Researcher Affiliation Collaboration 1Faculty of Information Technology, Monash University, Australia 2Mc Combs School of Business, University of Texas at Austin.
Pseudocode No The paper describes the inference steps in paragraph form, but does not include a formal pseudocode block or algorithm box. It notes: "Omitted derivations, details, and the overall algorithm are in the supplementary materials."
Open Source Code Yes 1https://github.com/ethanhezhao/WEDTM
Open Datasets Yes We used a regular text dataset (20NG) and three sparse text datasets (WS, TMN, Twitter)... Twitter, was extracted in 2011 and 2012 microblog tracks at Text REtrieval Conference (TREC)4 and preprocessed in Yin & Wang (2014). 4http://trec.nist.gov/data/microblog.html
Dataset Splits Yes Here we randomly chose a certain proportion of the word tokens in each document as training and used the remaining ones to calculate per-heldout-word perplexity.

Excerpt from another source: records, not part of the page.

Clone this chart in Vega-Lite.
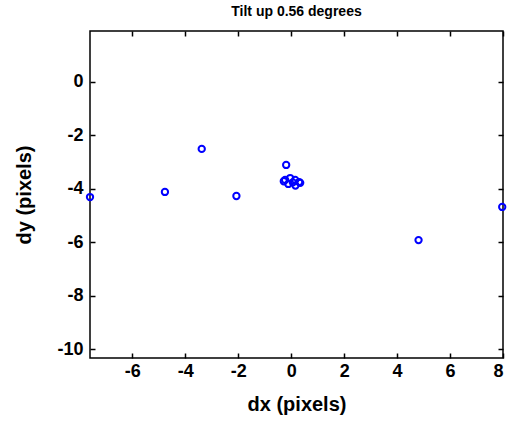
{
  "$schema": "https://vega.github.io/schema/vega-lite/v6.json",
  "width": 413,
  "height": 327,
  "autosize": "none",
  "padding": {"left": 90, "top": 31, "right": 5, "bottom": 65},
  "background": "white",
  "title": {"text": "Tilt up 0.56 degrees", "font": "Liberation Sans", "fontSize": 14, "fontWeight": "bold", "color": "black", "offset": 11, "anchor": "middle"},
  "config": {
    "view": {"stroke": "black", "strokeWidth": 1.5},
    "axis": {"grid": false, "domain": false, "tickColor": "black", "tickWidth": 1.5, "tickSize": -5, "labelFont": "Liberation Sans", "labelFontSize": 18, "labelFontWeight": "bold", "labelColor": "black", "titleFont": "Liberation Sans", "titleFontSize": 20, "titleFontWeight": "bold", "titleColor": "black", "labelExpr": "toString(datum.value)"}
  },
  "data": {"values": [
    {"dx": -7.6, "dy": -4.31},
    {"dx": -4.77, "dy": -4.12},
    {"dx": -3.38, "dy": -2.51},
    {"dx": -2.07, "dy": -4.27},
    {"dx": -0.19, "dy": -3.11},
    {"dx": -0.23, "dy": -3.67},
    {"dx": -0.04, "dy": -3.6},
    {"dx": 0.15, "dy": -3.67},
    {"dx": 0.3, "dy": -3.75},
    {"dx": -0.11, "dy": -3.82},
    {"dx": 0.16, "dy": -3.88},
    {"dx": 0.34, "dy": -3.78},
    {"dx": 0.06, "dy": -3.76},
    {"dx": -0.28, "dy": -3.72},
    {"dx": 4.81, "dy": -5.92},
    {"dx": 7.97, "dy": -4.68}
  ]},
  "layer": [
    {
      "mark": {"type": "point", "shape": "circle", "filled": false, "color": "#0000ff", "opacity": 1, "strokeWidth": 2, "size": 40, "clip": false},
      "encoding": {
        "x": {"field": "dx", "type": "quantitative", "scale": {"domain": [-7.6, 8], "nice": false, "zero": false},
          "axis": {"orient": "bottom", "values": [-6, -4, -2, 0, 2, 4, 6, 8], "title": "dx (pixels)", "labelPadding": 9, "titlePadding": 14}},
        "y": {"field": "dy", "type": "quantitative", "scale": {"domain": [-10.33, 1.9], "nice": false, "zero": false},
          "axis": {"orient": "left", "values": [0, -2, -4, -6, -8, -10], "title": "dy (pixels)", "labelPadding": 12, "titlePadding": 22}}
      }
    },
    {
      "mark": {"type": "point", "opacity": 0},
      "encoding": {
        "x": {"field": "dx", "type": "quantitative", "axis": {"orient": "top", "values": [-6, -4, -2, 0, 2, 4, 6, 8], "labels": false, "title": null}},
        "y": {"field": "dy", "type": "quantitative", "axis": {"orient": "right", "values": [0, -2, -4, -6, -8, -10], "labels": false, "title": null}}
      }
    }
  ],
  "resolve": {"axis": {"x": "independent", "y": "independent"}}
}
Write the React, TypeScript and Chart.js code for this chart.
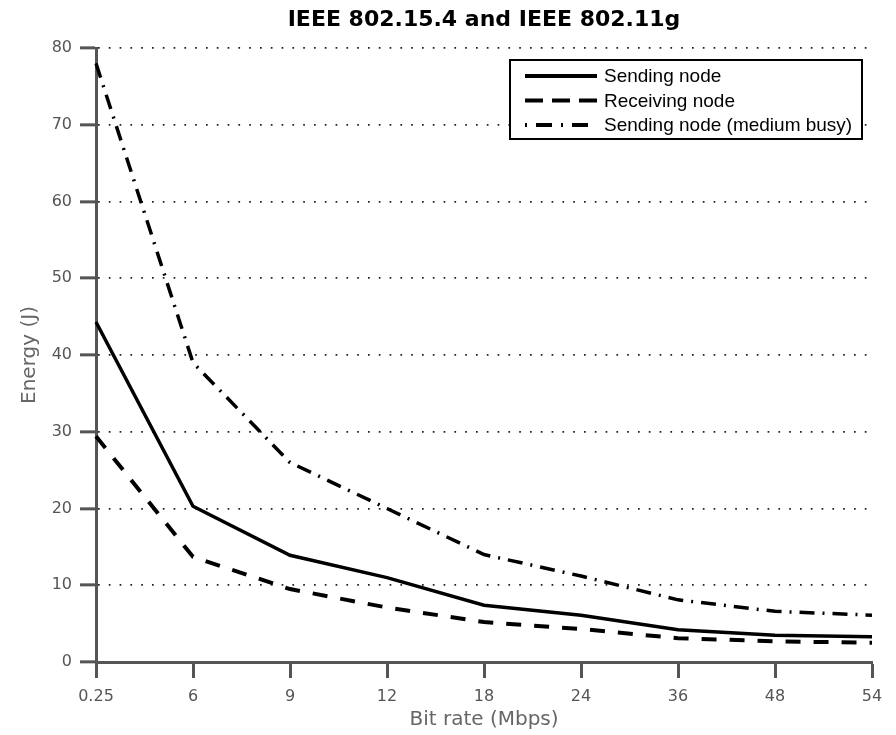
import React, { useEffect, useRef } from "react";
import { Chart, registerables } from "chart.js";

Chart.register(...registerables);

const categories = ["0.25", "6", "9", "12", "18", "24", "36", "48", "54"];
const sendingNode = [44.3, 20.3, 13.9, 11.0, 7.4, 6.1, 4.2, 3.5, 3.3];
const receivingNode = [29.4, 13.7, 9.5, 7.1, 5.2, 4.3, 3.1, 2.7, 2.5];
const sendingBusy = [78.0, 39.0, 26.0, 20.0, 14.0, 11.2, 8.1, 6.6, 6.1];
const yTicks = [0, 10, 20, 30, 40, 50, 60, 70, 80];
const chartTitle = "IEEE 802.15.4 and IEEE 802.11g";

const legendDash: number[][] = [[], [18, 9], [2, 9, 16, 9]];

const titleAndLegend = {
  id: "titleAndLegend",
  afterDatasetsDraw(chart: any) {
    const { ctx, chartArea } = chart;
    ctx.save();
    // title centred over the plot area
    ctx.font = "bold 22px 'DejaVu Sans', sans-serif";
    ctx.fillStyle = "#000";
    ctx.textAlign = "center";
    ctx.textBaseline = "middle";
    ctx.fillText(chartTitle, (chartArea.left + chartArea.right) / 2, 20);

    // boxed legend
    const w = 352;
    const h = 79;
    const x0 = chartArea.right - 10 - w;
    const y0 = chartArea.top + 12;
    ctx.fillStyle = "#ffffff";
    ctx.fillRect(x0, y0, w, h);
    ctx.strokeStyle = "#000";
    ctx.lineWidth = 2;
    ctx.setLineDash([]);
    ctx.strokeRect(x0, y0, w, h);
    ctx.font = "19px 'Liberation Sans', Arial, sans-serif";
    ctx.textBaseline = "middle";
    ctx.textAlign = "left";
    chart.data.datasets.forEach((ds: any, i: number) => {
      const cy = y0 + 16 + i * 24.5;
      ctx.beginPath();
      ctx.setLineDash(legendDash[i]);
      ctx.lineWidth = 4;
      ctx.strokeStyle = "#000";
      ctx.moveTo(x0 + 15, cy);
      ctx.lineTo(x0 + 87, cy);
      ctx.stroke();
      ctx.setLineDash([]);
      ctx.fillStyle = "#000";
      ctx.fillText(ds.label, x0 + 94, cy + 1);
    });
    ctx.restore();
  },
};

export default function App() {
  const ref = useRef<HTMLCanvasElement | null>(null);
  useEffect(() => {
    document.body.style.margin = "0";
    const canvas = ref.current!;
    const chart = new Chart(canvas, {
      type: "line",
      data: {
        labels: categories,
        datasets: [
          {
            label: "Sending node",
            data: sendingNode,
            borderColor: "#000",
            borderWidth: 3.5,
            pointRadius: 0,
            tension: 0,
            fill: false,
          },
          {
            label: "Receiving node",
            data: receivingNode,
            borderColor: "#000",
            borderWidth: 4,
            borderDash: [15, 13],
            pointRadius: 0,
            tension: 0,
            fill: false,
          },
          {
            label: "Sending node (medium busy)",
            data: sendingBusy,
            borderColor: "#000",
            borderWidth: 3.5,
            borderDash: [15, 8, 2, 8],
            pointRadius: 0,
            tension: 0,
            fill: false,
          },
        ],
      },
      options: {
        responsive: false,
        animation: false,
        layout: { padding: { left: 0, right: 24, top: 48, bottom: 0 } },
        plugins: {
          legend: { display: false },
          tooltip: { enabled: false },
          title: { display: false },
        },
        scales: {
          x: {
            type: "category",
            offset: false,
            grid: {
              display: true,
              drawOnChartArea: false,
              drawTicks: true,
              tickLength: 16,
              tickWidth: 3,
              tickColor: "#555",
              color: "#555",
            },
            border: { display: true, color: "#555", width: 3 },
            ticks: {
              color: "#555",
              padding: 9,
              maxRotation: 0,
              autoSkip: false,
              font: { family: "'DejaVu Sans', sans-serif", size: 16 },
            },
            title: {
              display: true,
              text: "Bit rate (Mbps)",
              color: "#666",
              font: { family: "'DejaVu Sans', sans-serif", size: 20 },
              padding: { top: 0, bottom: 3 },
            },
            afterFit: (scale: any) => {
              scale.height = 73;
            },
          },
          y: {
            type: "linear",
            min: 0,
            max: 80,
            afterBuildTicks: (scale: any) => {
              scale.ticks = yTicks.map((v) => ({ value: v }));
            },
            grid: {
              display: true,
              drawOnChartArea: true,
              drawTicks: true,
              tickLength: 16,
              tickWidth: 3,
              tickColor: "#555",
              tickBorderDash: [],
              color: "#222",
              lineWidth: 1.7,
            },
            border: { display: true, color: "#555", width: 3, dash: [1.7, 9.1] },
            ticks: {
              color: "#555",
              padding: 8,
              font: { family: "'DejaVu Sans', sans-serif", size: 16 },
            },
            title: {
              display: true,
              text: "Energy (J)",
              color: "#666",
              font: { family: "'DejaVu Sans', sans-serif", size: 20 },
              padding: { top: 18, bottom: 0 },
            },
            afterFit: (scale: any) => {
              scale.width = 96;
            },
          },
        },
      },
      plugins: [titleAndLegend],
    });
    return () => chart.destroy();
  }, []);
  return <canvas ref={ref} width={896} height={735} style={{ display: "block" }} />;
}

For all the datasets, we randomly selected 80% documents for training and used the remaining 20% for testing.
Hardware Specification No No specific hardware details (e.g., GPU models, CPU types, memory) used for running experiments are mentioned in the paper.
Software Dependencies No The paper mentions using "50-dimensional GloVe word embeddings pre-trained on Wikipedia" but does not specify any software names with version numbers for replication.

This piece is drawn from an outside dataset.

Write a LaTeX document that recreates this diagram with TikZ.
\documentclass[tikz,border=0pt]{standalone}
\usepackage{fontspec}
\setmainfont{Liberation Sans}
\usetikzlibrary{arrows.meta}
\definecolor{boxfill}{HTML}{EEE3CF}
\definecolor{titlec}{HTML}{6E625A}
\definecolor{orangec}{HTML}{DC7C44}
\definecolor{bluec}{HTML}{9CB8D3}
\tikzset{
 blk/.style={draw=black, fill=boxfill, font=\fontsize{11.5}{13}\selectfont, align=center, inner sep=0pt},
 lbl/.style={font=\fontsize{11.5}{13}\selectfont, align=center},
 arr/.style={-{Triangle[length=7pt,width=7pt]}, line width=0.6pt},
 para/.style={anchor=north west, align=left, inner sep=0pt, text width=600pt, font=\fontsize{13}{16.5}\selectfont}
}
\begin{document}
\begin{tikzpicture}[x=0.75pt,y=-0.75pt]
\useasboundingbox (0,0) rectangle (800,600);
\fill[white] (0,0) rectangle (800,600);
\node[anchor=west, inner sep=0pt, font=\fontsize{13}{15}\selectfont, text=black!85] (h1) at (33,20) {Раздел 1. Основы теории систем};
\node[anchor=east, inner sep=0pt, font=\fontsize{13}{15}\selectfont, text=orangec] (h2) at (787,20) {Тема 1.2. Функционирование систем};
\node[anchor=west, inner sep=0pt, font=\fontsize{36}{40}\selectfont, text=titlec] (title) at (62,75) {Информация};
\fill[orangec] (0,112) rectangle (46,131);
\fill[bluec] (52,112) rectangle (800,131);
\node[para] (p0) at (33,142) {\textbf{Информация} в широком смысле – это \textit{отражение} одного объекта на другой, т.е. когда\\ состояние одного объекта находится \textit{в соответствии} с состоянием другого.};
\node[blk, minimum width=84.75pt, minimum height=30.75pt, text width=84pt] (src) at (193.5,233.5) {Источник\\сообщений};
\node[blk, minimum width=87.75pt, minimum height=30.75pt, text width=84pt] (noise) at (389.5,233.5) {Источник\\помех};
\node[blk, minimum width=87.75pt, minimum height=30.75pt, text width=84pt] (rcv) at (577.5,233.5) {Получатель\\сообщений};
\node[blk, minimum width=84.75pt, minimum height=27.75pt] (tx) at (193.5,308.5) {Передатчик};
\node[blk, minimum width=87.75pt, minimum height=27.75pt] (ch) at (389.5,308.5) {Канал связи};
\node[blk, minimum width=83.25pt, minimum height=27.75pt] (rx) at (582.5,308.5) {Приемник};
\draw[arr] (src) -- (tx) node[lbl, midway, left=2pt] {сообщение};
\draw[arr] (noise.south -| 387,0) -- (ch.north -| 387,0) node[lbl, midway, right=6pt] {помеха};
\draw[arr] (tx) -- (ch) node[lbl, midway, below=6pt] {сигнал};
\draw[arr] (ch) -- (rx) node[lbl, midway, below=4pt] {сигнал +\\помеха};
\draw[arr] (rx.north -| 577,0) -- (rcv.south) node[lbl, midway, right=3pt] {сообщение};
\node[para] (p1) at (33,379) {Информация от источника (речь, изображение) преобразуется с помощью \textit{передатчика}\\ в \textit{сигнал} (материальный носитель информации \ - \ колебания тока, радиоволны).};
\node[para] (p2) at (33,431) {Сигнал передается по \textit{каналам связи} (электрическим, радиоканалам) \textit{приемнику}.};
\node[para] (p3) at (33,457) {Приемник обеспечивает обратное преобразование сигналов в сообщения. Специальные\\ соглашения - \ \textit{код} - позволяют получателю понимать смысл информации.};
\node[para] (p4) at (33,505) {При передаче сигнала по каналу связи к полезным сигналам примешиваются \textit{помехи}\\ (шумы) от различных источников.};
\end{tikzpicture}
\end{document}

Experiment Setup Yes The hyperparameter settings we used for WEDTM and GBN are a0 = b0 = 0.01, e0 = f0 = 1.0, η0 = 0.05. For Meta LDA and WEI-FTM, we collected 1000 MCMC samples after 1000 burnins; for GBN and WEDTM, we collected 1000 for T = 1 and 500 for T > 1 MCMC samples after 1000 for T = 1 and 500 for T > 1 burnins, to estimate the posterior mean. Due to the shrinkage effect of WEDTM on S, discussed in Section 4, we set S = 5 which is large enough for all the topics.